Many of them were members of the 7th Armoured Division, the Desert Rats, who helped turn the tide of the war in their struggle for control of north Africa against Rommel’s forces between 1941 and 1943.

The vandalism, last week, is thought to be part of a wave of attacks on western targets across the Islamic world in apparent retaliation for the burning of Korans at an American military base in Afghanistan.

It is suspected that members of a Salifist militia, followers of an ultra-purist interpretation of Islam already responsible for destroying several tombs to Muslim holy men in Libya, were behind it. The transitional Libyan government has apologised and pledged to bring those responsible to justice.

The footage shows a crowd of young men wearing scarves, many of them in military-style fatigues with rifles slung over their shoulders, making their way along the rows at the cemetery kicking and wrenching headstones from their footings.

A voice behind the camera can be heard casually muttering “Allahu akbar” – meaning God is Great – as each headstone is dislodged.

At one point a man can be heard saying: "This is a grave of a Christian" as he uproots a headstone with a cross on it.

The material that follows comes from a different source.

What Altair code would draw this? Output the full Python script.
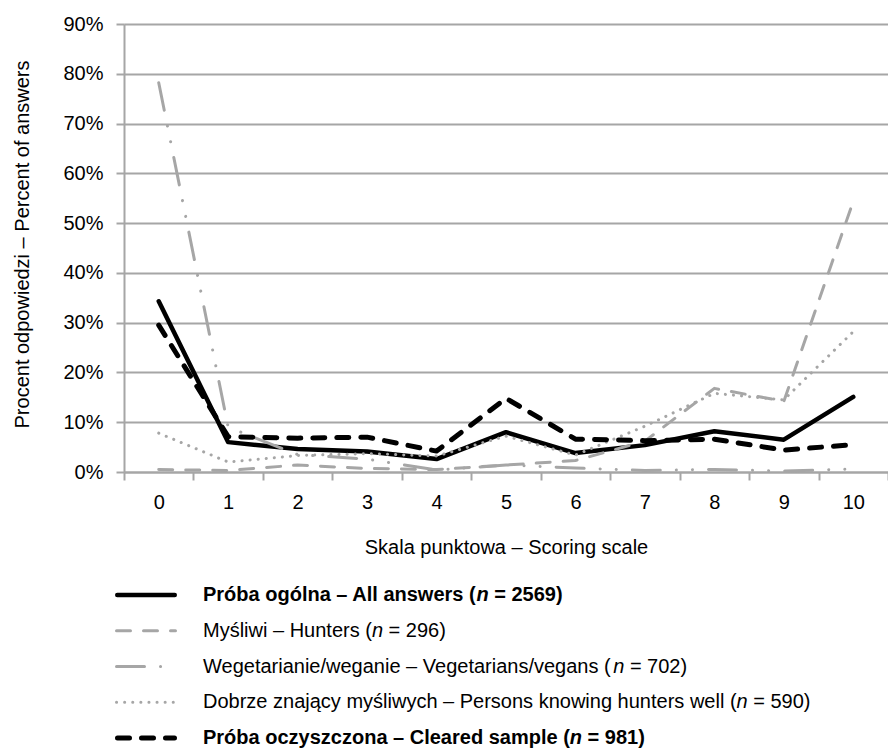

The camera focuses on a Jewish serviceman’s gravestone, bearing a star of David and a Hebrew inscription, as it is attacked.
The desecration comes less than a year after Libyan rebel fighters had begged the outside world- including NATO and the United Kingdom- for military intervention as Ghdaffi's forces were preparing to crush the remaining rebel forces in Benghazi.

ALGERIA- Algerian security forces have reportedly discovered 43 anti-aircraft weapons that went missing after the fall of Ghdaffi's regime last year.

The weapons cache was said to have been buried in the sand near the Algerian-Libyan border and consists of SA-24 anti-aircraft missiles as well as the shoulder-fired SAM-7.
According to the U.S., Libya amassed some 20,000 shoulder-fired anti-aircraft weapons, the largest such stockpile in a non-producing country.

In October, the U.N. Security Council urged Libyan authorities to do all they could from keeping their enormous stockpile of shoulder-fired missiles from falling into terrorist hands.

It is feared that terrorist groups might use the missiles to attack civil aviation.

Thousands of the weapons are believed to have gone missing when militias overthrew the Gadhafi and helped themselves to government stockpiles.

Algerian authorities have long warned that weapons from Libya’s civil war could call into terrorist hands, including the local branch of al-Qaida, which is active in northern Algeria as well as in the desert wastes straddling the borders to the south.
According to a French language Algerian newspaper, authorities acted on a tip from smugglers who operate in the region.

CYRENAICA- Tribal leaders in Eastern Libya have declared semi-autonomy from Tripoli at a meeting in Benghazi this week.
They say the move is necessary as the region, once known as Cyrenaica, has been neglected for decades.

But the move has caused tension with the governing National Transitional Council (NTC) in the capital Tripoli.

[T]he declaration has significant popular support among people in Benghazi, the BBC's Gabriel Gatehouse in Libya's second city reports.

The document has no force in law but is a declaration of intent by the local leaders, our correspondent adds.

Hundreds of people attended the Congress of the People of Cyrenaica, held in a hangar on the outskirts of Benghazi.

The conference announced that it wanted to have its own parliament, police force, courts and capital - in Benghazi. Foreign policy would be left to the federal government in Tripoli, it said.
Under the Ghdaffi regime, residents of eastern Libya were resentful that Tripoli spent most of the money for develoment and infrastructure on the western part of the country while Benghazi was neglected. The Emirate of Cyrenaica was an independent nation recognized by the UK in 1949 before becoming part of what constitutes present-day Libya. Ahmed al-Senussi- the great-nephew of King Idris, Libya's only monarch- was announced as the head of Cyrenaica. Al-Senussi was arrested by the Ghdaffi regime in 1970 and not released until 2001.